*EXERCISE PROMPT*: Begin with the line holding "Rebuild this chart as a Python", end with the line holding "from matplotlib.patches import Rectangle", and repeat every line in between exactly, without pictures.

*LISTED RECORDS*:

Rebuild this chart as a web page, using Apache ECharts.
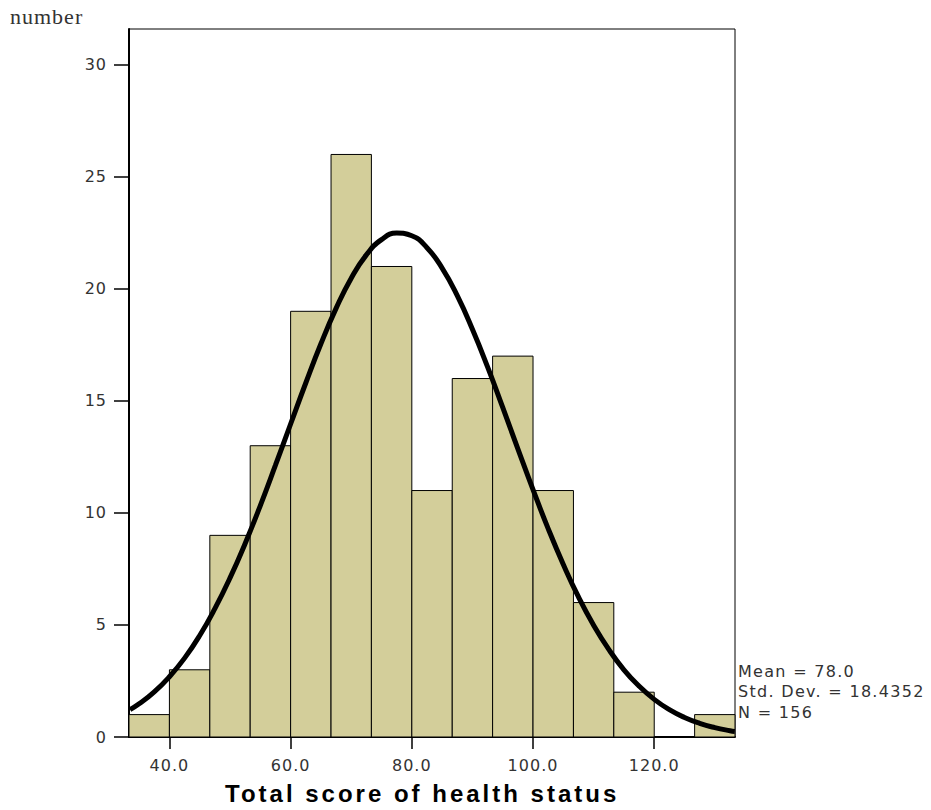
<!DOCTYPE html>
<html>
<head>
<meta charset="utf-8">
<script src="https://cdn.jsdelivr.net/npm/echarts@6/dist/echarts.min.js"></script>
<style>
  html, body { margin: 0; padding: 0; background: #fff; }
  #chart { width: 931px; height: 810px; }
</style>
</head>
<body>
<div id="chart"></div>
<script>
// Histogram bins (score ranges) and frequencies
const binStarts = [33.33, 40, 46.67, 53.33, 60, 66.67, 73.33, 80, 86.67, 93.33, 100, 106.67, 113.33, 120, 126.67];
const binEnds   = [40, 46.67, 53.33, 60, 66.67, 73.33, 80, 86.67, 93.33, 100, 106.67, 113.33, 120, 126.67, 133.33];
const counts    = [1, 3, 9, 13, 19, 26, 21, 11, 16, 17, 11, 6, 2, 0, 1];

// Fitted normal curve, sampled along the score axis
const curveX = [33.5, 35, 37.5, 40, 42.5, 45, 47.5, 50, 52.5, 55, 57.5, 60, 62.5, 65, 67.5, 70, 72.5, 75, 77.5,
                80, 82.5, 85, 87.5, 90, 92.5, 95, 97.5, 100, 102.5, 105, 107.5, 110, 112.5, 115, 117.5, 120,
                122.5, 125, 127.5, 130, 132.5, 133.3];
const curveY = [1.22, 1.48, 2.01, 2.69, 3.52, 4.53, 5.73, 7.10, 8.64, 10.33, 12.13, 13.97, 15.80, 17.55, 19.13, 20.48, 21.52, 22.20, 22.49,
                22.37, 21.84, 20.93, 19.70, 18.20, 16.52, 14.71, 12.86, 11.04, 9.30, 7.70, 6.25, 4.99, 3.91, 3.00, 2.27, 1.68,
                1.22, 0.87, 0.61, 0.42, 0.28, 0.25];

// Axis ticks
const xTicks = [40, 60, 80, 100, 120];
const yTicks = [0, 5, 10, 15, 20, 25, 30];

const yTitle = 'number';
const xTitle = 'Total score of health status';
const statLines = ['Mean = 78.0', 'Std. Dev. = 18.4352', 'N = 156'];

const chart = echarts.init(document.getElementById('chart'), null, { renderer: 'svg' });

const histData = counts.map((c, i) => [binStarts[i], binEnds[i], c]);
const lineData = curveX.map((x, i) => [x, curveY[i]]);

chart.setOption({
  animation: false,
  grid: {
    left: 129, right: 196, top: 29, bottom: 73,
    show: true, borderColor: '#000', borderWidth: 1, backgroundColor: 'transparent'
  },
  xAxis: {
    type: 'value',
    min: 33.33, max: 133.33,
    splitLine: { show: false },
    axisLine: { show: true, onZero: false, lineStyle: { color: '#000', width: 2 } },
    axisTick: { show: true, customValues: xTicks, length: 12, lineStyle: { color: '#000', width: 1.5 } },
    axisLabel: {
      customValues: xTicks, margin: 20,
      formatter: v => v.toFixed(1),
      color: '#333', fontFamily: 'DejaVu Sans', fontSize: 16
    }
  },
  yAxis: {
    type: 'value',
    min: 0, max: 31.6,
    splitLine: { show: false },
    axisLine: { show: true, lineStyle: { color: '#000', width: 2 } },
    axisTick: { show: true, customValues: yTicks, length: 15, lineStyle: { color: '#000', width: 1.5 } },
    axisLabel: {
      customValues: yTicks, margin: 22,
      color: '#333', fontFamily: 'DejaVu Sans', fontSize: 16
    }
  },
  series: [
    {
      type: 'custom',
      data: histData,
      encode: { x: [0, 1], y: 2 },
      renderItem: function (params, api) {
        const p0 = api.coord([api.value(0), api.value(2)]);
        const p1 = api.coord([api.value(1), 0]);
        if (api.value(2) <= 0) return null;
        return {
          type: 'rect',
          shape: { x: p0[0], y: p0[1], width: p1[0] - p0[0], height: p1[1] - p0[1] },
          style: { fill: '#D3CE9A', stroke: '#000', lineWidth: 1 }
        };
      },
      z: 2
    },
    {
      type: 'line',
      data: lineData,
      smooth: true,
      showSymbol: false,
      lineStyle: { color: '#000', width: 5 },
      z: 3
    }
  ],
  graphic: [
    {
      type: 'text', left: 10, top: 5,
      style: { text: yTitle, font: '22px "Liberation Serif", "DejaVu Serif", serif', fill: '#333' }
    },
    {
      type: 'text', left: 225, top: 781,
      style: { text: xTitle, font: 'bold 24px "Liberation Sans", Arial, sans-serif', fill: '#000' }
    },
    {
      type: 'text', left: 738, top: 661,
      style: { text: statLines.join('\n'), font: '16px "DejaVu Sans", sans-serif', lineHeight: 20.5, fill: '#333' }
    }
  ]
});

// Widen the tracking of the text, SPSS-style
document.querySelectorAll('#chart text').forEach(t => {
  const s = t.textContent;
  let ls = '1px';
  if (s === xTitle) ls = '3px';
  else if (statLines.indexOf(s) >= 0) ls = '1.3px';
  t.style.letterSpacing = ls;
});
</script>
</body>
</html>
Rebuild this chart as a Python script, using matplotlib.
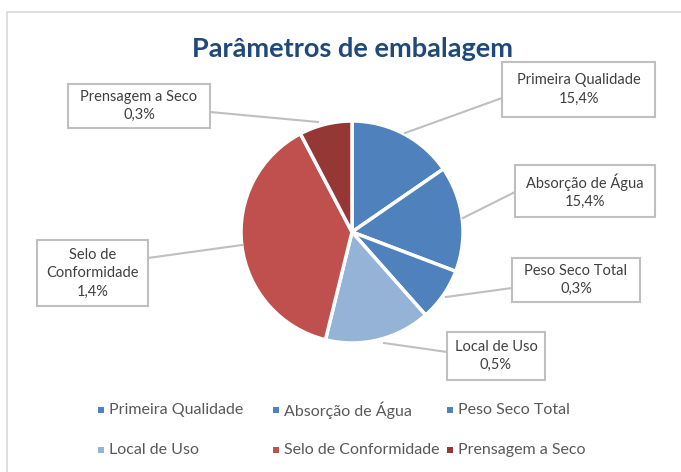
import matplotlib.pyplot as plt
from matplotlib.patches import Rectangle

# -------------------------------------------------------
# DADOS
# -------------------------------------------------------
categorias = ['Primeira Qualidade', 'Absorção de Água', 'Peso Seco Total',
              'Local de Uso', 'Selo de Conformidade', 'Prensagem a Seco']
valores = [15.4, 15.4, 7.7, 15.4, 38.5, 7.7]   # tamanho das fatias
rotulos = ['15,4%', '15,4%', '0,3%', '0,5%', '1,4%', '0,3%']  # texto dos rótulos
cores = ['#4F81BD', '#4F81BD', '#4F81BD', '#95B3D7', '#C0504D', '#953735']

# caixas dos rótulos (x0, y0, x1, y1 em pixels, y para baixo) e linhas guia
caixas = [(502, 62, 655, 117), (515, 165, 655, 217), (512, 258, 640, 302),
          (447, 332, 545, 380), (37, 240, 148, 306), (68, 84, 210, 128)]
guias = [((502, 98), (405, 133)), ((515, 192), (463, 218)), ((512, 288), (446, 297)),
         ((447, 352), (384, 343)), ((148, 258), (242, 245)), ((210, 112), (318, 122))]
textos_caixa = ['Primeira Qualidade', 'Absorção de Água', 'Peso Seco Total',
                'Local de Uso', 'Selo de\nConformidade', 'Prensagem a Seco']

W, H = 681, 472
plt.rcParams['font.family'] = ['Lato', 'DejaVu Sans']

fig = plt.figure(figsize=(W / 100, H / 100), dpi=100)
ax = fig.add_axes([0, 0, 1, 1])

def py(y):
    return H - y

# pizza
ax.pie(valores, colors=cores, startangle=90, counterclock=False,
       center=(352, py(232)), radius=111,
       wedgeprops=dict(edgecolor='white', linewidth=2.5), frame=True)
ax.set_xlim(0, W)
ax.set_ylim(0, H)
ax.axis('off')

# borda do gráfico
ax.plot([7, 7, W + 5], [py(H + 5), py(12), py(12)], color='#D9D9D9', lw=1.2)

# título
ax.text(352, py(49), 'Parâmetros de embalagem', ha='center', va='center',
        fontsize=19.5, fontweight='bold', color='#1F497D')

# linhas guia e caixas
for (p0, p1) in guias:
    ax.plot([p0[0], p1[0]], [py(p0[1]), py(p1[1])], color='#BFBFBF', lw=1.5, zorder=3)

for (x0, y0, x1, y1), txt, rot in zip(caixas, textos_caixa, rotulos):
    ax.add_patch(Rectangle((x0, py(y1)), x1 - x0, y1 - y0, facecolor='white',
                           edgecolor='#BFBFBF', lw=1.5, zorder=4))
    ax.text((x0 + x1) / 2, py((y0 + y1) / 2), txt + '\n' + rot, ha='center', va='center',
            fontsize=10.5, color='#404040', linespacing=1.4, zorder=5)

# legenda
leg_x = [101, 276, 450]
leg_y = [410, 450]
for i, (cat, cor) in enumerate(zip(categorias, cores)):
    lx = leg_x[i % 3]
    ly = leg_y[i // 3]
    ax.add_patch(Rectangle((lx - 3, py(ly) - 3), 6, 6, facecolor=cor, edgecolor='none'))
    ax.text(lx + 8, py(ly), cat, ha='left', va='center', fontsize=11.5, color='#595959')

fig.savefig('out.png', dpi=100)
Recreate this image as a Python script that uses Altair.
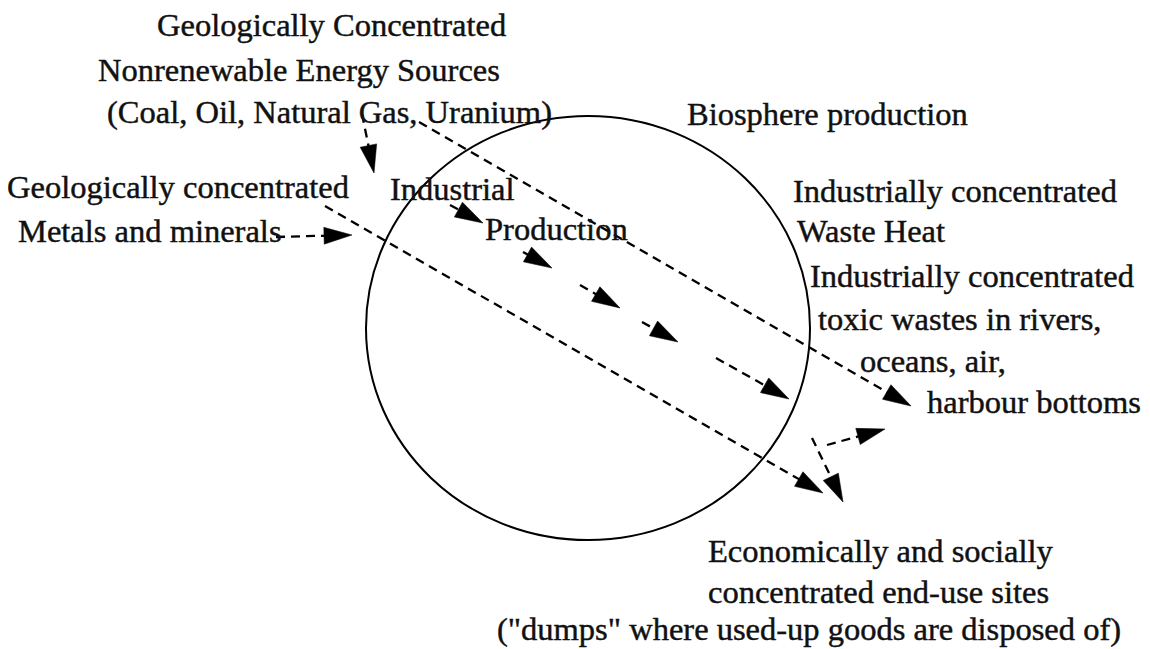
import math
import altair as alt
import pandas as pd

# ---------------- data (image pixel coordinates) ----------------
LABELS = [
    "Geologically Concentrated",
    "Nonrenewable Energy Sources",
    "(Coal, Oil, Natural Gas, Uranium)",
    "Biosphere production",
    "Geologically concentrated",
    "Metals and minerals",
    "Industrial",
    "Production",
    "Industrially concentrated",
    "Waste Heat",
    "Industrially concentrated",
    "toxic wastes in rivers,",
    "oceans, air,",
    "harbour bottoms",
    "Economically and socially",
    "concentrated end-use sites",
    "(\"dumps\" where used-up goods are disposed of)",
]
LABEL_X = [157, 98, 107, 687, 7, 18, 390, 485, 793, 797, 810, 818, 860, 927, 708, 708, 497]
LABEL_Y = [36, 81, 123, 125, 198, 242, 200, 240, 202, 242, 287, 330, 372, 413, 562, 603, 640]

ARROW_X0 = [362, 419, 325, 276, 450, 523, 580, 642, 716, 812, 827]
ARROW_Y0 = [114, 122, 206, 237, 205, 252, 285, 322, 358, 438, 445]
ARROW_X1 = [374, 911, 823, 352, 483, 552, 620, 678, 789, 843, 885]
ARROW_Y1 = [173, 406, 493, 235, 223, 268, 308, 342, 399, 502, 429]

CIRCLE_CX = [588]
CIRCLE_CY = [328]
CIRCLE_RX = 222
CIRCLE_RY = 212

# ---------------- geometry helpers ----------------
W, H = 1134, 641
X_DOMAIN = [8, 8 + W]
Y_DOMAIN = [8, 8 + H]

HEAD_LEN = 28
HEAD_HALF = 0.3

labels = pd.DataFrame({"text": LABELS, "x": LABEL_X, "y": LABEL_Y})

rows = []
for x0, y0, x1, y1 in zip(ARROW_X0, ARROW_Y0, ARROW_X1, ARROW_Y1):
    dx, dy = x1 - x0, y1 - y0
    d = math.hypot(dx, dy)
    ux, uy = dx / d, dy / d
    rows.append({
        "x0": x0, "y0": y0,
        "xe": x1 - ux * (HEAD_LEN - 6), "ye": y1 - uy * (HEAD_LEN - 6),
        "xt": x1, "yt": y1,
        "angle": (math.degrees(math.atan2(dy, dx)) + 360) % 360,
    })
arrows = pd.DataFrame(rows)

circle = pd.DataFrame({"cx": CIRCLE_CX, "cy": CIRCLE_CY})
r = CIRCLE_RY / CIRCLE_RX
k = 0.5523
ellipse_path = (
    f"M1,0 C1,{k*r:.4f} {k:.4f},{r:.4f} 0,{r:.4f} "
    f"C{-k:.4f},{r:.4f} -1,{k*r:.4f} -1,0 "
    f"C-1,{-k*r:.4f} {-k:.4f},{-r:.4f} 0,{-r:.4f} "
    f"C{k:.4f},{-r:.4f} 1,{-k*r:.4f} 1,0 Z"
)

xs = alt.Scale(domain=X_DOMAIN, nice=False, zero=False)
ys = alt.Scale(domain=Y_DOMAIN, nice=False, zero=False, reverse=True)

ring = alt.Chart(circle).mark_point(
    shape=ellipse_path, size=(2 * CIRCLE_RX) ** 2, filled=False,
    stroke="black", strokeWidth=2, opacity=1
).encode(
    x=alt.X("cx:Q", scale=xs, axis=None),
    y=alt.Y("cy:Q", scale=ys, axis=None),
)

lines = alt.Chart(arrows).mark_rule(
    color="black", strokeWidth=2.3, strokeDash=[9, 6]
).encode(
    x=alt.X("x0:Q", scale=xs, axis=None),
    y=alt.Y("y0:Q", scale=ys, axis=None),
    x2="xe:Q",
    y2="ye:Q",
)

heads = alt.Chart(arrows).mark_point(
    shape=f"M0,0 L-1,{-HEAD_HALF} L-1,{HEAD_HALF} Z",
    size=(2 * HEAD_LEN) ** 2, filled=True, fill="black", stroke="black",
    strokeWidth=0.5, opacity=1
).encode(
    x=alt.X("xt:Q", scale=xs, axis=None),
    y=alt.Y("yt:Q", scale=ys, axis=None),
    angle=alt.Angle("angle:Q", scale=None),
)

text = alt.Chart(labels).mark_text(
    align="left", baseline="alphabetic", font="Liberation Serif",
    fontSize=32.5, color="#111111", stroke="#111111", strokeWidth=0.45
).encode(
    x=alt.X("x:Q", scale=xs, axis=None),
    y=alt.Y("y:Q", scale=ys, axis=None),
    text="text:N",
)

chart = alt.layer(ring, lines, heads, text).properties(
    width=W, height=H,
    autosize=alt.AutoSizeParams(type="none"),
    padding=0,
    background="white",
).configure_view(stroke=None)

chart.save("out.html", embed_options={"renderer": "svg", "actions": False})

*RESULT OF THIS TASK*:
Rebuild this chart as a Python script, using matplotlib.
import matplotlib.pyplot as plt
from matplotlib.patches import Rectangle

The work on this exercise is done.